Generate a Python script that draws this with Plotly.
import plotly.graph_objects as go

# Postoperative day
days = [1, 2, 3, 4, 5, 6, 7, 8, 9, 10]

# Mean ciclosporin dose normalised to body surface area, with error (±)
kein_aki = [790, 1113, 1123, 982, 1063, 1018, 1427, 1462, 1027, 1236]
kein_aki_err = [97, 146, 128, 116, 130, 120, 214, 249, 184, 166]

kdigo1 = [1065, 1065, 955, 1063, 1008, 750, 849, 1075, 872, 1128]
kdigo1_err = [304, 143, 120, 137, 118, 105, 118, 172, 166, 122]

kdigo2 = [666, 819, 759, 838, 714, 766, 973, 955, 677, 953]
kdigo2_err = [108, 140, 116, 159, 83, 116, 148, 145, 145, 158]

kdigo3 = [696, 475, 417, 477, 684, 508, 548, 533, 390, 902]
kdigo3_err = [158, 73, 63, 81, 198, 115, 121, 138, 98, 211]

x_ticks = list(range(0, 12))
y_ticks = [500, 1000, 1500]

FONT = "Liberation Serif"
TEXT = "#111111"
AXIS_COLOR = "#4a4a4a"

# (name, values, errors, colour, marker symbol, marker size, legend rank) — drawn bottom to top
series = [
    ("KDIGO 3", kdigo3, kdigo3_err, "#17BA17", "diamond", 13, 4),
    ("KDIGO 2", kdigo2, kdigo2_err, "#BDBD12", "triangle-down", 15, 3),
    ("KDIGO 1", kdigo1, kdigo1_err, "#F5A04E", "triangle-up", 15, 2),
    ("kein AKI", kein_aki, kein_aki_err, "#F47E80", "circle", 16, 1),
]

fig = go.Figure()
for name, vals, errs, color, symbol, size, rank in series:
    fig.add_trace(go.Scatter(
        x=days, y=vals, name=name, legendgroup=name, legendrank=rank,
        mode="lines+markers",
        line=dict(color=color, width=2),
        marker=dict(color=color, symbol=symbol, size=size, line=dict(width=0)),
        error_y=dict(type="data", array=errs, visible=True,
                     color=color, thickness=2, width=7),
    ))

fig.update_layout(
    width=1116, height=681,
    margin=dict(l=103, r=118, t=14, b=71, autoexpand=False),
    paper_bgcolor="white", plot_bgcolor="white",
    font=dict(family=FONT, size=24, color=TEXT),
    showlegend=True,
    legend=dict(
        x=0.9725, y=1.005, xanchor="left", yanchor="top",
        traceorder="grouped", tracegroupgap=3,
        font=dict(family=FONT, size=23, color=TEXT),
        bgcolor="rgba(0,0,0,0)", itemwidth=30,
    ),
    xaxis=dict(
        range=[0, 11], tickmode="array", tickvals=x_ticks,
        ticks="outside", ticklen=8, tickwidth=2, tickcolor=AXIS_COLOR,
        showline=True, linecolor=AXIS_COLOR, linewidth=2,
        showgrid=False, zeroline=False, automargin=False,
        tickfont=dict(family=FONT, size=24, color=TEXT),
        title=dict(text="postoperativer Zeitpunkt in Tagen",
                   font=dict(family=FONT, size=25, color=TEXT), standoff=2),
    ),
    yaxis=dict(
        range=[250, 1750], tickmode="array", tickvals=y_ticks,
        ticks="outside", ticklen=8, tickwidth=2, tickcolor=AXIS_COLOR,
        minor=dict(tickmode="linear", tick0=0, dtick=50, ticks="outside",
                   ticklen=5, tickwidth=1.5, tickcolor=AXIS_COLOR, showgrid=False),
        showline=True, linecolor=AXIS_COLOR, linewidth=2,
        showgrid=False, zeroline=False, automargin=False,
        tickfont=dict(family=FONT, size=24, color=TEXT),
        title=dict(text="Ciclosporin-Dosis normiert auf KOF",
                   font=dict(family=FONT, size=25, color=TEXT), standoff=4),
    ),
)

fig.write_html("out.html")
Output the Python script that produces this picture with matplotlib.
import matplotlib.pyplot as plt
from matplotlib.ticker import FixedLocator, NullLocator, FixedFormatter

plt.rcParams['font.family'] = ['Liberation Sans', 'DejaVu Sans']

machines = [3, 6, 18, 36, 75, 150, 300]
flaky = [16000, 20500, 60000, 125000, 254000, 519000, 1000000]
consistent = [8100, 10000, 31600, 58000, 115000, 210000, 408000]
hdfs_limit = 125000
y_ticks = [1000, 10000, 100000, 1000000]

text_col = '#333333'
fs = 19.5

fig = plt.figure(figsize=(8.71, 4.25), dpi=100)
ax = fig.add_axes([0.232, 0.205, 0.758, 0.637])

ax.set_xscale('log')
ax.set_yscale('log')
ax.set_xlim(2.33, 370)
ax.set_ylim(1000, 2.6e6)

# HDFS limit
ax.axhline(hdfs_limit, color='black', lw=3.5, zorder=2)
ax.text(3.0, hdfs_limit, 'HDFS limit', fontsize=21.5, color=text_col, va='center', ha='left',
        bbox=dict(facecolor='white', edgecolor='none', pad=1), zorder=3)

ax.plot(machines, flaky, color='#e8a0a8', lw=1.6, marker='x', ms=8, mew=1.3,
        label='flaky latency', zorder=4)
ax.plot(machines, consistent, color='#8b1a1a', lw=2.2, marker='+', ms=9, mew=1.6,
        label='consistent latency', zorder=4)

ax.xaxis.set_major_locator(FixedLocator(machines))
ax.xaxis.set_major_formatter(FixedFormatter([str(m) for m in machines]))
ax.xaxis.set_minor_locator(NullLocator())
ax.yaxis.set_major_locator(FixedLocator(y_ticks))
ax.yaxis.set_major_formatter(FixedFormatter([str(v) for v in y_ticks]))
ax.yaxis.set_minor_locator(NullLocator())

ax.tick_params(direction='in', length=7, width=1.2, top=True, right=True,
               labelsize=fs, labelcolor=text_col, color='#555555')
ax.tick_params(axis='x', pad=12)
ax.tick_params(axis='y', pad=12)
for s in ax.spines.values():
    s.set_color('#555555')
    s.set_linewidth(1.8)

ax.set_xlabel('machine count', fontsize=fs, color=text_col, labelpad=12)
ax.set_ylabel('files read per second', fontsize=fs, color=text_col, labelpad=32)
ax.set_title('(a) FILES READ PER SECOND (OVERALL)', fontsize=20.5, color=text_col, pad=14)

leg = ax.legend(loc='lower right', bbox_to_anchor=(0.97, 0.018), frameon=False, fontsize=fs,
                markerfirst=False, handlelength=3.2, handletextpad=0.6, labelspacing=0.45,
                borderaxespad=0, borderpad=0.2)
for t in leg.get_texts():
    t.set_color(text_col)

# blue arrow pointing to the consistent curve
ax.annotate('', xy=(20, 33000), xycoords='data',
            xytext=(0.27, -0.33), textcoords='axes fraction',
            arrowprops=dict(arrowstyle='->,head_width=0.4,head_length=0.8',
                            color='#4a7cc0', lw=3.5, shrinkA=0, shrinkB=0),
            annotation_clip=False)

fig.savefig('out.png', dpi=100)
********
Your objective >> Repeat the records above exactly, leaving none out.

Full response >>
Generate a Python script that draws this with Plotly.
import plotly.graph_objects as go

# Postoperative day
days = [1, 2, 3, 4, 5, 6, 7, 8, 9, 10]

# Mean ciclosporin dose normalised to body surface area, with error (±)
kein_aki = [790, 1113, 1123, 982, 1063, 1018, 1427, 1462, 1027, 1236]
kein_aki_err = [97, 146, 128, 116, 130, 120, 214, 249, 184, 166]

kdigo1 = [1065, 1065, 955, 1063, 1008, 750, 849, 1075, 872, 1128]
kdigo1_err = [304, 143, 120, 137, 118, 105, 118, 172, 166, 122]

kdigo2 = [666, 819, 759, 838, 714, 766, 973, 955, 677, 953]
kdigo2_err = [108, 140, 116, 159, 83, 116, 148, 145, 145, 158]

kdigo3 = [696, 475, 417, 477, 684, 508, 548, 533, 390, 902]
kdigo3_err = [158, 73, 63, 81, 198, 115, 121, 138, 98, 211]

x_ticks = list(range(0, 12))
y_ticks = [500, 1000, 1500]

FONT = "Liberation Serif"
TEXT = "#111111"
AXIS_COLOR = "#4a4a4a"

# (name, values, errors, colour, marker symbol, marker size, legend rank) — drawn bottom to top
series = [
    ("KDIGO 3", kdigo3, kdigo3_err, "#17BA17", "diamond", 13, 4),
    ("KDIGO 2", kdigo2, kdigo2_err, "#BDBD12", "triangle-down", 15, 3),
    ("KDIGO 1", kdigo1, kdigo1_err, "#F5A04E", "triangle-up", 15, 2),
    ("kein AKI", kein_aki, kein_aki_err, "#F47E80", "circle", 16, 1),
]

fig = go.Figure()
for name, vals, errs, color, symbol, size, rank in series:
    fig.add_trace(go.Scatter(
        x=days, y=vals, name=name, legendgroup=name, legendrank=rank,
        mode="lines+markers",
        line=dict(color=color, width=2),
        marker=dict(color=color, symbol=symbol, size=size, line=dict(width=0)),
        error_y=dict(type="data", array=errs, visible=True,
                     color=color, thickness=2, width=7),
    ))

fig.update_layout(
    width=1116, height=681,
    margin=dict(l=103, r=118, t=14, b=71, autoexpand=False),
    paper_bgcolor="white", plot_bgcolor="white",
    font=dict(family=FONT, size=24, color=TEXT),
    showlegend=True,
    legend=dict(
        x=0.9725, y=1.005, xanchor="left", yanchor="top",
        traceorder="grouped", tracegroupgap=3,
        font=dict(family=FONT, size=23, color=TEXT),
        bgcolor="rgba(0,0,0,0)", itemwidth=30,
    ),
    xaxis=dict(
        range=[0, 11], tickmode="array", tickvals=x_ticks,
        ticks="outside", ticklen=8, tickwidth=2, tickcolor=AXIS_COLOR,
        showline=True, linecolor=AXIS_COLOR, linewidth=2,
        showgrid=False, zeroline=False, automargin=False,
        tickfont=dict(family=FONT, size=24, color=TEXT),
        title=dict(text="postoperativer Zeitpunkt in Tagen",
                   font=dict(family=FONT, size=25, color=TEXT), standoff=2),
    ),
    yaxis=dict(
        range=[250, 1750], tickmode="array", tickvals=y_ticks,
        ticks="outside", ticklen=8, tickwidth=2, tickcolor=AXIS_COLOR,
        minor=dict(tickmode="linear", tick0=0, dtick=50, ticks="outside",
                   ticklen=5, tickwidth=1.5, tickcolor=AXIS_COLOR, showgrid=False),
        showline=True, linecolor=AXIS_COLOR, linewidth=2,
        showgrid=False, zeroline=False, automargin=False,
        tickfont=dict(family=FONT, size=24, color=TEXT),
        title=dict(text="Ciclosporin-Dosis normiert auf KOF",
                   font=dict(family=FONT, size=25, color=TEXT), standoff=4),
    ),
)

fig.write_html("out.html")
Output the Python script that produces this picture with matplotlib.
import matplotlib.pyplot as plt
from matplotlib.ticker import FixedLocator, NullLocator, FixedFormatter

plt.rcParams['font.family'] = ['Liberation Sans', 'DejaVu Sans']

machines = [3, 6, 18, 36, 75, 150, 300]
flaky = [16000, 20500, 60000, 125000, 254000, 519000, 1000000]
consistent = [8100, 10000, 31600, 58000, 115000, 210000, 408000]
hdfs_limit = 125000
y_ticks = [1000, 10000, 100000, 1000000]

text_col = '#333333'
fs = 19.5

fig = plt.figure(figsize=(8.71, 4.25), dpi=100)
ax = fig.add_axes([0.232, 0.205, 0.758, 0.637])

ax.set_xscale('log')
ax.set_yscale('log')
ax.set_xlim(2.33, 370)
ax.set_ylim(1000, 2.6e6)

# HDFS limit
ax.axhline(hdfs_limit, color='black', lw=3.5, zorder=2)
ax.text(3.0, hdfs_limit, 'HDFS limit', fontsize=21.5, color=text_col, va='center', ha='left',
        bbox=dict(facecolor='white', edgecolor='none', pad=1), zorder=3)

ax.plot(machines, flaky, color='#e8a0a8', lw=1.6, marker='x', ms=8, mew=1.3,
        label='flaky latency', zorder=4)
ax.plot(machines, consistent, color='#8b1a1a', lw=2.2, marker='+', ms=9, mew=1.6,
        label='consistent latency', zorder=4)

ax.xaxis.set_major_locator(FixedLocator(machines))
ax.xaxis.set_major_formatter(FixedFormatter([str(m) for m in machines]))
ax.xaxis.set_minor_locator(NullLocator())
ax.yaxis.set_major_locator(FixedLocator(y_ticks))
ax.yaxis.set_major_formatter(FixedFormatter([str(v) for v in y_ticks]))
ax.yaxis.set_minor_locator(NullLocator())

ax.tick_params(direction='in', length=7, width=1.2, top=True, right=True,
               labelsize=fs, labelcolor=text_col, color='#555555')
ax.tick_params(axis='x', pad=12)
ax.tick_params(axis='y', pad=12)
for s in ax.spines.values():
    s.set_color('#555555')
    s.set_linewidth(1.8)

ax.set_xlabel('machine count', fontsize=fs, color=text_col, labelpad=12)
ax.set_ylabel('files read per second', fontsize=fs, color=text_col, labelpad=32)
ax.set_title('(a) FILES READ PER SECOND (OVERALL)', fontsize=20.5, color=text_col, pad=14)

leg = ax.legend(loc='lower right', bbox_to_anchor=(0.97, 0.018), frameon=False, fontsize=fs,
                markerfirst=False, handlelength=3.2, handletextpad=0.6, labelspacing=0.45,
                borderaxespad=0, borderpad=0.2)
for t in leg.get_texts():
    t.set_color(text_col)

# blue arrow pointing to the consistent curve
ax.annotate('', xy=(20, 33000), xycoords='data',
            xytext=(0.27, -0.33), textcoords='axes fraction',
            arrowprops=dict(arrowstyle='->,head_width=0.4,head_length=0.8',
                            color='#4a7cc0', lw=3.5, shrinkA=0, shrinkB=0),
            annotation_clip=False)

fig.savefig('out.png', dpi=100)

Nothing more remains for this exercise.